Look at the data below and print exactly the lines from its first line through the line with "import matplotlib.pyplot as plt"; the pictures stay out of the copy.

########

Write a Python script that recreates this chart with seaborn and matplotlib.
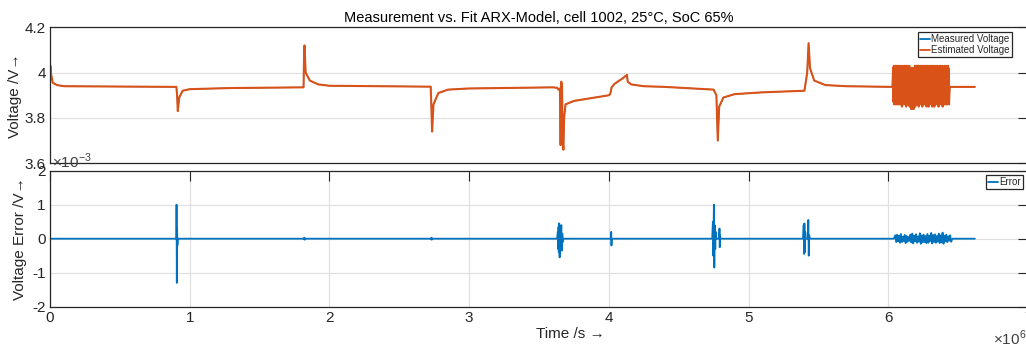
import numpy as np
import pandas as pd
import seaborn as sns
import matplotlib.pyplot as plt

# -- values: time in 1e6 s, voltage in V, error in 1e-3 V --
volt_t = [0.0, 0.003, 0.006, 0.02, 0.05, 0.10, 0.905, 0.910, 0.915, 0.925, 0.95, 1.0, 1.3,
          1.815, 1.818, 1.822, 1.83, 1.86, 1.92, 2.0, 2.725, 2.73, 2.735, 2.745, 2.78, 2.85,
          3.0, 3.60, 3.63, 3.64, 3.65, 3.655, 3.66, 3.665, 3.67, 3.675, 3.68, 3.69, 3.75,
          3.90, 4.0, 4.01, 4.02, 4.04, 4.10, 4.13, 4.135, 4.16, 4.25, 4.40, 4.75, 4.77,
          4.78, 4.79, 4.82, 4.90, 5.10, 5.40, 5.42, 5.43, 5.44, 5.47, 5.55, 5.70, 6.03,
          6.44, 6.62]
volt_v = [3.96, 4.03, 4.00, 3.955, 3.945, 3.94, 3.937, 3.90, 3.83, 3.89, 3.92, 3.927, 3.932,
          3.935, 4.05, 4.12, 4.00, 3.965, 3.948, 3.942, 3.938, 3.85, 3.74, 3.86, 3.91, 3.925,
          3.93, 3.935, 3.933, 3.925, 3.93, 3.68, 3.96, 3.93, 3.70, 3.66, 3.80, 3.86, 3.875,
          3.89, 3.90, 3.905, 3.935, 3.95, 3.975, 3.99, 3.96, 3.948, 3.94, 3.937, 3.925, 3.90,
          3.70, 3.85, 3.89, 3.905, 3.913, 3.92, 4.00, 4.13, 4.02, 3.965, 3.945, 3.94, 3.937,
          3.937, 3.937]

# dense oscillation block near the end (upper / lower swings)
burst_hi = [4.02, 4.03, 4.02, 4.03, 4.02, 4.03, 4.03, 4.02, 4.03, 4.02, 4.03, 4.02, 4.03, 4.02,
            4.03, 4.02, 4.03, 4.02, 4.03, 4.03, 4.02, 4.03, 4.02, 4.03, 4.02, 4.02, 4.01, 4.02,
            4.01, 4.02, 4.02, 4.03, 4.02, 4.03, 4.03, 4.02, 4.03, 4.03, 4.02, 4.03, 4.03, 4.02,
            4.03, 4.02, 4.03, 4.03, 4.02, 4.03, 4.02, 4.03, 4.02, 4.03, 4.02, 4.02, 4.03, 4.02,
            4.03, 4.02, 4.03, 4.02, 4.02, 4.03, 4.02, 4.03, 4.02, 4.02, 4.03, 4.02, 4.03, 4.02,
            4.03, 4.02, 4.02, 4.03, 4.02, 4.03, 4.02, 4.02, 4.03, 4.02]
burst_lo = [3.87, 3.86, 3.87, 3.86, 3.87, 3.86, 3.86, 3.87, 3.86, 3.87, 3.86, 3.86, 3.85, 3.86,
            3.86, 3.87, 3.86, 3.86, 3.85, 3.86, 3.86, 3.87, 3.86, 3.85, 3.86, 3.84, 3.85, 3.84,
            3.85, 3.84, 3.86, 3.85, 3.86, 3.87, 3.86, 3.86, 3.85, 3.86, 3.86, 3.87, 3.86, 3.85,
            3.86, 3.86, 3.87, 3.86, 3.86, 3.85, 3.86, 3.86, 3.85, 3.86, 3.86, 3.87, 3.86, 3.85,
            3.86, 3.86, 3.85, 3.86, 3.86, 3.87, 3.86, 3.86, 3.85, 3.86, 3.86, 3.87, 3.86, 3.86,
            3.85, 3.86, 3.87, 3.86, 3.86, 3.87, 3.86, 3.86, 3.87, 3.86]

err_t = [0.0, 0.905, 0.906, 0.908, 0.910, 0.912, 0.915, 1.82, 1.821, 1.822, 1.823,
         2.73, 2.731, 2.732, 2.733, 3.63, 3.635, 3.637, 3.64, 3.642, 3.645, 3.648, 3.652,
         3.655, 3.66, 3.663, 3.667, 3.67, 3.675, 4.015, 4.017, 4.019, 4.021, 4.74, 4.745,
         4.748, 4.752, 4.755, 4.758, 4.762, 4.765, 4.77, 4.79, 4.792, 4.794, 4.796, 4.80,
         5.39, 5.395, 5.398, 5.40, 5.403, 5.406, 5.41, 5.425, 5.428, 5.431, 5.434, 5.44,
         6.04, 6.46, 6.62]
err_v = [0.0, 0.0, 1.0, -1.3, 0.3, -0.2, 0.0, 0.0, 0.03, -0.03, 0.0,
         0.0, 0.03, -0.03, 0.0, 0.0, 0.2, -0.3, 0.35, -0.4, 0.45, -0.55, 0.25,
         -0.2, 0.4, -0.35, 0.15, -0.1, 0.0, 0.0, 0.2, -0.2, 0.0, 0.0, 0.5,
         -0.5, 1.0, -0.85, 0.4, -0.3, 0.2, 0.0, 0.0, 0.3, -0.25, 0.1, 0.0,
         0.0, 0.4, -0.45, 0.45, -0.4, 0.2, 0.0, 0.0, 0.55, -0.5, 0.1, 0.0,
         0.0, 0.0, 0.0]
err_burst = [0.10, -0.10, 0.12, -0.08, 0.09, -0.12, 0.14, -0.10, 0.06, -0.07, 0.11, -0.13,
             0.08, -0.09, 0.05, -0.06, 0.12, -0.11, 0.15, -0.14, 0.09, -0.08, 0.13, -0.12,
             0.07, -0.09, 0.16, -0.15, 0.10, -0.11, 0.12, -0.10, 0.08, -0.13, 0.14, -0.12,
             0.09, -0.07, 0.17, -0.14, 0.11, -0.10, 0.13, -0.12, 0.08, -0.09, 0.15, -0.13,
             0.10, -0.11, 0.18, -0.15, 0.09, -0.08, 0.12, -0.10, 0.07, -0.06, 0.10, -0.09]

xticks = [0, 1, 2, 3, 4, 5, 6, 7]
yticks_top = [3.6, 3.8, 4.0, 4.2]
ytick_labels_top = ['3.6', '3.8', '4', '4.2']
yticks_bot = [-2, -1, 0, 1, 2]

title = 'Measurement vs. Fit ARX-Model, cell 1002, 25°C, SoC 65%'
blue = '#0072BD'
orange = '#D95319'
dark = '#262626'

sns.set_theme(style='white')
plt.rcParams['font.family'] = ['Liberation Sans', 'DejaVu Sans']
plt.rcParams['mathtext.fontset'] = 'custom'
plt.rcParams['mathtext.rm'] = 'Liberation Sans'
plt.rcParams['axes.unicode_minus'] = False

# build the traces
bt = np.linspace(6.035, 6.435, 2 * len(burst_hi))
bv = np.ravel(np.column_stack([burst_hi, burst_lo]))
volt = pd.concat([pd.DataFrame({'t': volt_t, 'v': volt_v}),
                  pd.DataFrame({'t': bt, 'v': bv})]).sort_values('t')

et = np.linspace(6.05, 6.45, len(err_burst))
err = pd.concat([pd.DataFrame({'t': err_t, 'e': err_v}),
                 pd.DataFrame({'t': et, 'e': err_burst})]).sort_values('t')

fig = plt.figure(figsize=(10.26, 3.51), dpi=100)
ax1 = fig.add_axes([0.0487, 0.5348, 0.9532, 0.3875])
ax2 = fig.add_axes([0.0487, 0.1262, 0.9532, 0.3875])

sns.lineplot(data=volt, x='t', y='v', ax=ax1, color=blue, lw=0.8, estimator=None,
             sort=False, label='Measured Voltage')
sns.lineplot(data=volt, x='t', y='v', ax=ax1, color=orange, lw=1.5, estimator=None,
             sort=False, label='Estimated Voltage')
sns.lineplot(data=err, x='t', y='e', ax=ax2, color=blue, lw=1.3, estimator=None,
             sort=False, label='Error')

for ax in (ax1, ax2):
    ax.set_xlim(0, 7)
    for s in ax.spines.values():
        s.set_color(dark)
        s.set_linewidth(0.9)
    ax.tick_params(direction='in', length=7, width=0.8, color=dark, labelcolor=dark,
                   labelsize=11, right=True, pad=3)

ax1.set_ylim(3.6, 4.2)
ax1.set_yticks(yticks_top)
ax1.set_yticklabels(ytick_labels_top)
ax1.set_xticks([])
ax1.yaxis.grid(True, color='#e0e0e0', lw=0.9)
ax1.set_xlabel('')
ax1.set_ylabel('Voltage /V→', fontsize=11, color=dark, labelpad=2)
ax1.set_title(title, fontsize=10.5, color='black', pad=4)

ax2.set_ylim(-2, 2)
ax2.set_yticks(yticks_bot)
ax2.set_xticks(xticks)
ax2.set_xticklabels([str(v) for v in xticks])
ax2.tick_params(axis='x', top=True)
ax2.grid(True, color='#e0e0e0', lw=0.9)
ax2.set_ylabel('Voltage Error /V→', fontsize=11, color=dark, labelpad=4)
ax2.set_xlabel('Time /s →', fontsize=11, color=dark, labelpad=2)
ax2.xaxis.set_label_coords(0.532, -0.15)

leg_kw = dict(fontsize=7, frameon=True, fancybox=False, framealpha=1, edgecolor=dark,
              handlelength=1.0, handletextpad=0.15, borderpad=0.2, labelspacing=0.1,
              borderaxespad=0)
leg1 = ax1.legend(loc='upper right', bbox_to_anchor=(0.9836, 0.965), **leg_kw)
leg2 = ax2.legend(loc='upper right', bbox_to_anchor=(0.995, 0.968), **leg_kw)
for leg in (leg1, leg2):
    leg.get_frame().set_linewidth(0.9)
    for h in leg.get_lines():
        h.set_linewidth(1.3)

ax2.text(0.002, 1.0, r'$\times10^{-3}$', transform=ax2.transAxes, fontsize=11,
         color='#404040', ha='left', va='bottom')
fig.text(0.968, 0.008, r'$\times10^{6}$', fontsize=11, color='#404040',
         ha='left', va='bottom')

fig.savefig('out.png', dpi=100)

########

Expected output
Write a Python script that recreates this chart with seaborn and matplotlib.
import numpy as np
import pandas as pd
import seaborn as sns
import matplotlib.pyplot as plt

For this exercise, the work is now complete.